• STATED GOAL
Set down only the lines running from the one with "Clone this chart" to the one with "import * as", both lines included, exactly as they stand, please.

-- Begin INPUT DATA --

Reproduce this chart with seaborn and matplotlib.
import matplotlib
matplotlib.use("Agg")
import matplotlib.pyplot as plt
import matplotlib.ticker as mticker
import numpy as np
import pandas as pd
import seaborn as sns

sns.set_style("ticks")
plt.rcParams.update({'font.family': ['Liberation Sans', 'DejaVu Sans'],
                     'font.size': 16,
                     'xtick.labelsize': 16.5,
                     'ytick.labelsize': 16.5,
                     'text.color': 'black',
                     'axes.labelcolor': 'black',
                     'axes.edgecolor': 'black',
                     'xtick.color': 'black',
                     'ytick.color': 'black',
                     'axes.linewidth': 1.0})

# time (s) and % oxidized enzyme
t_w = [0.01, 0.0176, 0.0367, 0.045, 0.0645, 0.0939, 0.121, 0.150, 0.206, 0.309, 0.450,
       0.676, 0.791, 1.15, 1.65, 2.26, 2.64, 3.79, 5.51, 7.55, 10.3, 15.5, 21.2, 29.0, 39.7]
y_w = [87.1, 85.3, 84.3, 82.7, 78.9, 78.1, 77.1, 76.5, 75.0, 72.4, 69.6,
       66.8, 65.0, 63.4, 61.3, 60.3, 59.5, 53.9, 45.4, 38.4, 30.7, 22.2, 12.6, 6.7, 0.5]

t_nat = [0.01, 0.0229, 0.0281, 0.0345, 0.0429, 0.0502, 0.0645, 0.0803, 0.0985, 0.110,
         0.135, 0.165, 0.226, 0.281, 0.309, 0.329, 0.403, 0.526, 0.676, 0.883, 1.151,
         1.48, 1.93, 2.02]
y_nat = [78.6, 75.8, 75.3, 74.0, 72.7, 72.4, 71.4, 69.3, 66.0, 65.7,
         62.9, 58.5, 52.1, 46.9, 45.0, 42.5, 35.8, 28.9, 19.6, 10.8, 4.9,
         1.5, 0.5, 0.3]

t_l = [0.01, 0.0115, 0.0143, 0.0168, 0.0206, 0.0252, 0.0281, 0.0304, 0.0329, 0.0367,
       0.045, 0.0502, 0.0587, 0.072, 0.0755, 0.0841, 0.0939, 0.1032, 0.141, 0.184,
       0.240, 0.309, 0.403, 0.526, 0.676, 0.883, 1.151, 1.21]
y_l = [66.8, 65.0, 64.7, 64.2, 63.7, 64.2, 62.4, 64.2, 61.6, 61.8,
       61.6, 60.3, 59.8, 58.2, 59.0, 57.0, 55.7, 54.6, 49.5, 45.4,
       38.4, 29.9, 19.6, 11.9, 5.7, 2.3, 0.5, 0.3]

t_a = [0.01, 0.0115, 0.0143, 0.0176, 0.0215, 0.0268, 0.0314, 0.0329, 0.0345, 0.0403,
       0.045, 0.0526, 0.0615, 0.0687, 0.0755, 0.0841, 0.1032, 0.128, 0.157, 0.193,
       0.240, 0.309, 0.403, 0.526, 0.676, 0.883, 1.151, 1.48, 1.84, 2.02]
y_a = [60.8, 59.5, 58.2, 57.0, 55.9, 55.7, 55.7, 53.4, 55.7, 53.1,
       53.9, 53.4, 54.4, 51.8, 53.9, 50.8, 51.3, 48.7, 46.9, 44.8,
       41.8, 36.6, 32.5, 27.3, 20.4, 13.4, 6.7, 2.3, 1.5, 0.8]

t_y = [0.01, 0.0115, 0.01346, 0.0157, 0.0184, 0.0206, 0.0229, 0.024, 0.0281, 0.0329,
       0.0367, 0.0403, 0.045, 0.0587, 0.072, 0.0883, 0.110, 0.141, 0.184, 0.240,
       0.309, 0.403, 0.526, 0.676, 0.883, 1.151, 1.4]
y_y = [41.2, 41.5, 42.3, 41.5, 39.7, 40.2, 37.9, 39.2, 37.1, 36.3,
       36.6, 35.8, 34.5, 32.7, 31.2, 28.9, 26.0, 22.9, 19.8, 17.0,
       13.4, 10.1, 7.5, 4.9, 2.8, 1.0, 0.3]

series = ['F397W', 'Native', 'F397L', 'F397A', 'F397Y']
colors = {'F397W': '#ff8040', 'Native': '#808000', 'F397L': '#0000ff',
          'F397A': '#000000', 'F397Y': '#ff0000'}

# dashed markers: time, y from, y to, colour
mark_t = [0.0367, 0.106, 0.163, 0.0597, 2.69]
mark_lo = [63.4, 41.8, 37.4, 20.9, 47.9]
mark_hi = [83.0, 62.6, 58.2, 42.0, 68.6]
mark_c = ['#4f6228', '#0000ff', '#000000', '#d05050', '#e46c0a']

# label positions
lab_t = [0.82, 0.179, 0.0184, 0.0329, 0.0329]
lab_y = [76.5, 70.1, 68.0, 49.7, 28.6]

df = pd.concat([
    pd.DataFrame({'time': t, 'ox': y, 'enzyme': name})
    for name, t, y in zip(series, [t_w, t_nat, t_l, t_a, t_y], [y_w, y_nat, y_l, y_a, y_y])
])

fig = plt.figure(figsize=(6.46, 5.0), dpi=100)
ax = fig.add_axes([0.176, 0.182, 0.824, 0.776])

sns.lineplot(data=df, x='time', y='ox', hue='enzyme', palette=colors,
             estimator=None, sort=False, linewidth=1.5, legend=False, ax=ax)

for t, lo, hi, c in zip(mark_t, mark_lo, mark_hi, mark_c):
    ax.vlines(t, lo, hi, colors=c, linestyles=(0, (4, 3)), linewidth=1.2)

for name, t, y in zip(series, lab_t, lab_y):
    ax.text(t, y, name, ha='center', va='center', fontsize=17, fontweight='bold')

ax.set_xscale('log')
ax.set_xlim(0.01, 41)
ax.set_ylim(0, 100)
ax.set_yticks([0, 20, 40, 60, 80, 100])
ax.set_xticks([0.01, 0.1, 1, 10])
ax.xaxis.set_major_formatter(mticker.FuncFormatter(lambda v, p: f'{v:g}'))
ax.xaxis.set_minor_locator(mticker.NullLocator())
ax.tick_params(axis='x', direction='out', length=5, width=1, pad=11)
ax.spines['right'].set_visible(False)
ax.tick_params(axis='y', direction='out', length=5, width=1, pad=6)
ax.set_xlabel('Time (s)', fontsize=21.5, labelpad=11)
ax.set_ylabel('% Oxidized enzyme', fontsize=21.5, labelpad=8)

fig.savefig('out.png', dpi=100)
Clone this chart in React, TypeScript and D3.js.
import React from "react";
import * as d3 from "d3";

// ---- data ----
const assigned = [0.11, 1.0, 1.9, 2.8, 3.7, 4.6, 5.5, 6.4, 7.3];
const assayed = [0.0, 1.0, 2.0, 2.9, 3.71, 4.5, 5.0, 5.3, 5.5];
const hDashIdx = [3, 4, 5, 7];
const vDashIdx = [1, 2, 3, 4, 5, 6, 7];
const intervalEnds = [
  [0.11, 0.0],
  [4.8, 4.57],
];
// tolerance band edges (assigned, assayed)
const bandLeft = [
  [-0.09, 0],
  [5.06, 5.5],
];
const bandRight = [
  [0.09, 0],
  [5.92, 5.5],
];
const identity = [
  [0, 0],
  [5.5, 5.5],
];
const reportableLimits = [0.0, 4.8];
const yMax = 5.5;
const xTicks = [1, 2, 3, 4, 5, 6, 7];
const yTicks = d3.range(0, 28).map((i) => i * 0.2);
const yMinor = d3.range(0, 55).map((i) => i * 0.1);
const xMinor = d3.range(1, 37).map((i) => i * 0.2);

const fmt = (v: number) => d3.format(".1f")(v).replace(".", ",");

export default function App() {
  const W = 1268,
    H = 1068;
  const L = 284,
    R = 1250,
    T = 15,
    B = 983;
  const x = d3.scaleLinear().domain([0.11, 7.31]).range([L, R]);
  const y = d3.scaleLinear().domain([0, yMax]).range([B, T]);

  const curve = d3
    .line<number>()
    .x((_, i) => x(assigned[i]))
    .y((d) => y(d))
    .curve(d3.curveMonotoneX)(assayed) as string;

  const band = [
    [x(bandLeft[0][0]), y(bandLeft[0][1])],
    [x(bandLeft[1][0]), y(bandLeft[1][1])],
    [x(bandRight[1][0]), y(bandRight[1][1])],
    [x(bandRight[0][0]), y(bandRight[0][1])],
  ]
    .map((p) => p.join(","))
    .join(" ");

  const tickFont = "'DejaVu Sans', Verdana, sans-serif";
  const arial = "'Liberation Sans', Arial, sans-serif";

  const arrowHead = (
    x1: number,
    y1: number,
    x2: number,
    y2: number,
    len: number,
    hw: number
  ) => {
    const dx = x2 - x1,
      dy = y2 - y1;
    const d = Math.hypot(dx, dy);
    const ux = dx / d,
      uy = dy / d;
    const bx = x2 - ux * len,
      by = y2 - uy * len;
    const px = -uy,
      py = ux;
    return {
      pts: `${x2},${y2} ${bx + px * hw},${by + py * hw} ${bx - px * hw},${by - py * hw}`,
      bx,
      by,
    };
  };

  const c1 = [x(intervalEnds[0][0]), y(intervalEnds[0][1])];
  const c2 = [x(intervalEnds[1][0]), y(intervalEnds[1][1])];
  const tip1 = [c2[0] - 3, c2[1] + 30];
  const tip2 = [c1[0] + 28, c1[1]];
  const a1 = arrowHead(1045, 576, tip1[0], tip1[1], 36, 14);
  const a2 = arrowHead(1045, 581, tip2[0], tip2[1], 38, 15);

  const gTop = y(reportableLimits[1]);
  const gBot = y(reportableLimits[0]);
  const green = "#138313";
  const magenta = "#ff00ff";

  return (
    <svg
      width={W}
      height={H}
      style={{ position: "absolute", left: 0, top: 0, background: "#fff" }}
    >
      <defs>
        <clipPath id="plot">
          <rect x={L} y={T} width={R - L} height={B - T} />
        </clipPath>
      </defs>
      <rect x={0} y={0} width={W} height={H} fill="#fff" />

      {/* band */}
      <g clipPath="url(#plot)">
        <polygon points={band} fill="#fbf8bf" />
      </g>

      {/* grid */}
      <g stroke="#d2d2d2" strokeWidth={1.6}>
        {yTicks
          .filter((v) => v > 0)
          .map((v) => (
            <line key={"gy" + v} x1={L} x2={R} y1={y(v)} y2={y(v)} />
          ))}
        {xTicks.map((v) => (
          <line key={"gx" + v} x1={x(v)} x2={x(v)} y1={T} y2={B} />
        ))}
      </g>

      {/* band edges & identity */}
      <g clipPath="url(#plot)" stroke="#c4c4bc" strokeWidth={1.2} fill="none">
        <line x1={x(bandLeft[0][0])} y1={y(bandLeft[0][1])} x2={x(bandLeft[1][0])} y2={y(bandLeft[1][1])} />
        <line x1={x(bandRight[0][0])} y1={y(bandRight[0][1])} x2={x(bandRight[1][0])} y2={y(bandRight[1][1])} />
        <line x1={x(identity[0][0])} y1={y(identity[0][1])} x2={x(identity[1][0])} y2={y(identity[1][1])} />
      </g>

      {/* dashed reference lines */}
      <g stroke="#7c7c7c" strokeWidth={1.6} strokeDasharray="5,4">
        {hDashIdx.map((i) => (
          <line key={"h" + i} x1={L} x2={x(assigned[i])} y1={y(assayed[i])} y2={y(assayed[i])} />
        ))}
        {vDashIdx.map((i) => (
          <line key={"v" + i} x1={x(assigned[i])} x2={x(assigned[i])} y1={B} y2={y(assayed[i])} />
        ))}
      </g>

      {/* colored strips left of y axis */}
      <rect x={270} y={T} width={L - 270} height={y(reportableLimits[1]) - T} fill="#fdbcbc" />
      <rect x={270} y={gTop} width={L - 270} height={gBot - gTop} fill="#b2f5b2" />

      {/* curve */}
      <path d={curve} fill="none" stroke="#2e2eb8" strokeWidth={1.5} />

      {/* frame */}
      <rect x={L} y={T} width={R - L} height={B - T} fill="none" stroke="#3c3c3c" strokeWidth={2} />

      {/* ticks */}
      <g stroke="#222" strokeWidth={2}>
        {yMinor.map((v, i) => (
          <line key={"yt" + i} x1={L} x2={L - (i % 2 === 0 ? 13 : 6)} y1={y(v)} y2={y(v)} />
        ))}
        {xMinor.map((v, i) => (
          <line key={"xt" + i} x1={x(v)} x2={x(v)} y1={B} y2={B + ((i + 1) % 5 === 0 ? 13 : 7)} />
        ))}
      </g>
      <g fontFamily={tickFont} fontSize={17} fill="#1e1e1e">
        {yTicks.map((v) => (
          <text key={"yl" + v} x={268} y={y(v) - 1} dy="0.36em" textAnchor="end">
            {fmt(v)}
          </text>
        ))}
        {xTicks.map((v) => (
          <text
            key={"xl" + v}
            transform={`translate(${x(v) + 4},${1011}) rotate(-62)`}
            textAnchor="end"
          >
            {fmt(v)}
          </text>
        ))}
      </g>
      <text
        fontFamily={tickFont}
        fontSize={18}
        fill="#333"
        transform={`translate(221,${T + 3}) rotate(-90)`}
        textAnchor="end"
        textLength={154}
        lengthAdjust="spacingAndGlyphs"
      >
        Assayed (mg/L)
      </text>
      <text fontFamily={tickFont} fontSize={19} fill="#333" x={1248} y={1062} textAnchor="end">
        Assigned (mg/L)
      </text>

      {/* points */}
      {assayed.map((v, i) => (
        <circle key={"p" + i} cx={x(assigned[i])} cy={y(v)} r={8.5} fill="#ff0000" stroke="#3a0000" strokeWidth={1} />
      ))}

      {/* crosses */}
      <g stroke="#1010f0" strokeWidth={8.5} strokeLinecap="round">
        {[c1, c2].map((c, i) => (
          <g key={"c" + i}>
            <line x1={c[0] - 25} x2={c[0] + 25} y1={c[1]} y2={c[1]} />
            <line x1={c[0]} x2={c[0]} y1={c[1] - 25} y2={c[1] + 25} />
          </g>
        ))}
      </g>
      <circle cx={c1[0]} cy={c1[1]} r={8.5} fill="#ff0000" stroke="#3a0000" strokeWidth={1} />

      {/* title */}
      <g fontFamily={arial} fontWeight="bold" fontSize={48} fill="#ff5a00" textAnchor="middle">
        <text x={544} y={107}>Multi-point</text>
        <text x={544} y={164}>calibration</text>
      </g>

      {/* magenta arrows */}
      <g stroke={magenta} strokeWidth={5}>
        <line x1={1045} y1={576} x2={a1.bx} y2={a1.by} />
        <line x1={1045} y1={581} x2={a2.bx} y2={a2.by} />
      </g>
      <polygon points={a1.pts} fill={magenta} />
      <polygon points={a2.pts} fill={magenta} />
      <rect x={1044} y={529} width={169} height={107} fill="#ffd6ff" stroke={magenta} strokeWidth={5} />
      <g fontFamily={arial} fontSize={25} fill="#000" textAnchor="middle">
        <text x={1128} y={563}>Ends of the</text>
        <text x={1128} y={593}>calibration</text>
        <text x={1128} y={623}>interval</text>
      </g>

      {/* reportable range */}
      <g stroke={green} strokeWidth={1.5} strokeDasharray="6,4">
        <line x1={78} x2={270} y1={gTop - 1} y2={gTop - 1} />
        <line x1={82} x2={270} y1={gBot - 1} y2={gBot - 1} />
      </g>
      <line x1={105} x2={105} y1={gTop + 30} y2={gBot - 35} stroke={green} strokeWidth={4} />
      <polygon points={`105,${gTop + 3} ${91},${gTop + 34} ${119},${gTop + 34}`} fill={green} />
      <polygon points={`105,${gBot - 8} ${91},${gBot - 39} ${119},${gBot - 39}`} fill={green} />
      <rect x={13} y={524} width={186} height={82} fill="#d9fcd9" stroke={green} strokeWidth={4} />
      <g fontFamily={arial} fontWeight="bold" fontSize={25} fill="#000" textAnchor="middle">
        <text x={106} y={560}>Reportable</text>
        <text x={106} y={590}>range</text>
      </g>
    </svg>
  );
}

-- End INPUT DATA --

• CORRECT ANSWER
Clone this chart in React, TypeScript and D3.js.
import React from "react";
import * as d3 from "d3";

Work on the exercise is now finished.